Tudo começa com confiança. Fotos íntimas, vídeos pessoais, mensagens reservadas. Mas, quando o relacionamento termina — e a frustração toma o lugar do afeto —, esse conteúdo acaba sendo usado como forma de retaliação. Esse tipo de conduta tem nome: pornografia de vingança, e é crime no Brasil desde a promulgação da Lei 13.718/2018, que modificou o Código Penal.
A prática, também conhecida como “revenge porn”, envolve a divulgação não autorizada de imagens ou vídeos de nudez, sexo ou conteúdo íntimo com o objetivo de humilhar, constranger ou se vingar da vítima. Embora a lei seja recente, o número de casos segue preocupante — e o Judiciário tem reagido com firmeza.
Violência digital com traços de gênero
Reportagem especial da Coordenadoria de TV e Rádio do Superior Tribunal de Justiça (STJ) destacou o caso de uma mulher que foi vítima do crime e, ao buscar ajuda, descobriu que seu ex-companheiro havia feito o mesmo com pelo menos outras 17 mulheres. Todas moradoras do Distrito Federal. De acordo com a Polícia Civil, entre 2023 e 2024, foram registradas 88 ocorrências desse tipo apenas na capital federal — e 82,5% das vítimas eram mulheres.
O recorte de gênero é essencial para entender a gravidade do fenômeno. A exposição indevida de conteúdo íntimo, muitas vezes compartilhado sob consentimento prévio no contexto de um relacionamento afetivo, torna-se arma de controle, humilhação e punição contra mulheres que decidiram seguir suas vidas.
Responsabilidade das plataformas e precedentes no STJ
O Superior Tribunal de Justiça tem formado jurisprudência relevante sobre o tema. Em julgamento recente, a Terceira Turma decidiu que uma plataforma de mensagens deverá indenizar uma vítima por não remover, de forma diligente, as imagens íntimas que circulavam em seu ambiente digital. A decisão reforça o entendimento de que os provedores de aplicações não podem se omitir diante de denúncias claras e identificáveis.

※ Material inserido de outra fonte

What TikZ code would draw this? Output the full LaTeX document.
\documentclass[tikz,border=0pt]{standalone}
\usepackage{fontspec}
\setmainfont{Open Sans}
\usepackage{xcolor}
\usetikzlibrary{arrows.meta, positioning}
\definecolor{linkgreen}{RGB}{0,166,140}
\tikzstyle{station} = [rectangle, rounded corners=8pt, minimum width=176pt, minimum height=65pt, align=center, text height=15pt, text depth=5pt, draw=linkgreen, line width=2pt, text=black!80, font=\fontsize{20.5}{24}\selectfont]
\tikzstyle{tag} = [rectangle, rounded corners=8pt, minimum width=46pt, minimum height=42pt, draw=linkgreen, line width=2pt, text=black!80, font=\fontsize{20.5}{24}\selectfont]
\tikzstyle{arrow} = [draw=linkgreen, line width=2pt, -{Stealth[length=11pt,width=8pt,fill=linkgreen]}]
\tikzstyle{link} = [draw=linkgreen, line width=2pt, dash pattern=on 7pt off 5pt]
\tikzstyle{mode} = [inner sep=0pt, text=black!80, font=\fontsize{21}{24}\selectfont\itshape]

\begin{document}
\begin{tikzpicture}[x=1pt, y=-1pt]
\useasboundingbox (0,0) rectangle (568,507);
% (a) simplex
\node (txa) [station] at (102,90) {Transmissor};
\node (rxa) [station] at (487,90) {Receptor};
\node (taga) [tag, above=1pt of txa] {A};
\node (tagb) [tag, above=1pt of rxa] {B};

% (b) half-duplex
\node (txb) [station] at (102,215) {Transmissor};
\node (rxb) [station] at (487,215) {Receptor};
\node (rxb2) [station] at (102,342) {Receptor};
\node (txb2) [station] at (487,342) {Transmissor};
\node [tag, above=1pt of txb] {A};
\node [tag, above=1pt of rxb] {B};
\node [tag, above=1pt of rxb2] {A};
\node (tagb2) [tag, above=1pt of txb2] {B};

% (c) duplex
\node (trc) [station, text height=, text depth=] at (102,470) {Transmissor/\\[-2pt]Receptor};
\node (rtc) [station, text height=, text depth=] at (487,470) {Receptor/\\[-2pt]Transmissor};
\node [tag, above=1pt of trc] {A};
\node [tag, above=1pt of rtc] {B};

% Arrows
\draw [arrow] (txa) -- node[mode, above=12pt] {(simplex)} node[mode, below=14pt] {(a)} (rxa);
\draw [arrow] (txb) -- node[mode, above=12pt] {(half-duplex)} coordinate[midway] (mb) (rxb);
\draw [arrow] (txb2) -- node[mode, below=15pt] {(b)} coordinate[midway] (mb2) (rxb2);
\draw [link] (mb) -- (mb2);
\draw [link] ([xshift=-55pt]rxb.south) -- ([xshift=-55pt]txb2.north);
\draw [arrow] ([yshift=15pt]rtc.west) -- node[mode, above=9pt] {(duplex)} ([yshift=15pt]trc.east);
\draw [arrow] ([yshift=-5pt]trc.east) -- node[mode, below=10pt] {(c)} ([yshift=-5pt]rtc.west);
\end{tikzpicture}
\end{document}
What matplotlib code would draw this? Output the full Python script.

O posicionamento do STJ se alinha à responsabilidade civil dos provedores prevista no Marco Civil da Internet (Lei 12.965/2014), especialmente quando há descumprimento de ordens judiciais ou negligência na apuração de denúncias. A decisão também sinaliza que a proteção da dignidade da pessoa humana — valor constitucional — deve prevalecer sobre a inércia tecnológica ou os limites das políticas internas das empresas.
Pornografia de vingança é crime e gera indenização
Além das sanções penais, a vítima de pornografia de vingança pode buscar reparação na esfera cível, pleiteando indenização por danos morais e materiais, se houver. O artigo 218-C do Código Penal prevê pena de reclusão de um a cinco anos para quem divulgar, com o intuito de vingança ou humilhação, conteúdos de nudez ou sexo sem autorização da vítima — pena que pode ser aumentada se a vítima for mulher.
O Judiciário vem reforçando que a internet não é uma terra sem lei. A exposição íntima e não consentida não apenas destrói a privacidade, mas também afeta profundamente a saúde mental, o convívio social e a integridade psicológica da vítima.
Como denunciar?
Casos como esse devem ser denunciados às delegacias especializadas em crimes digitais ou violência contra a mulher, que já contam com núcleos específicos para apurar esse tipo de violação. Também é possível acionar diretamente o Ministério Público ou recorrer ao Judiciário para pedir a retirada do conteúdo da internet e pleitear reparação.
A luta contra a pornografia de vingança passa pela educação digital, pelo fortalecimento da legislação e por um Judiciário atento às novas formas de violência. O recado do STJ é claro: quem compartilha ou se omite diante da divulgação de conteúdo íntimo sem consentimento pode e deve ser responsabilizado.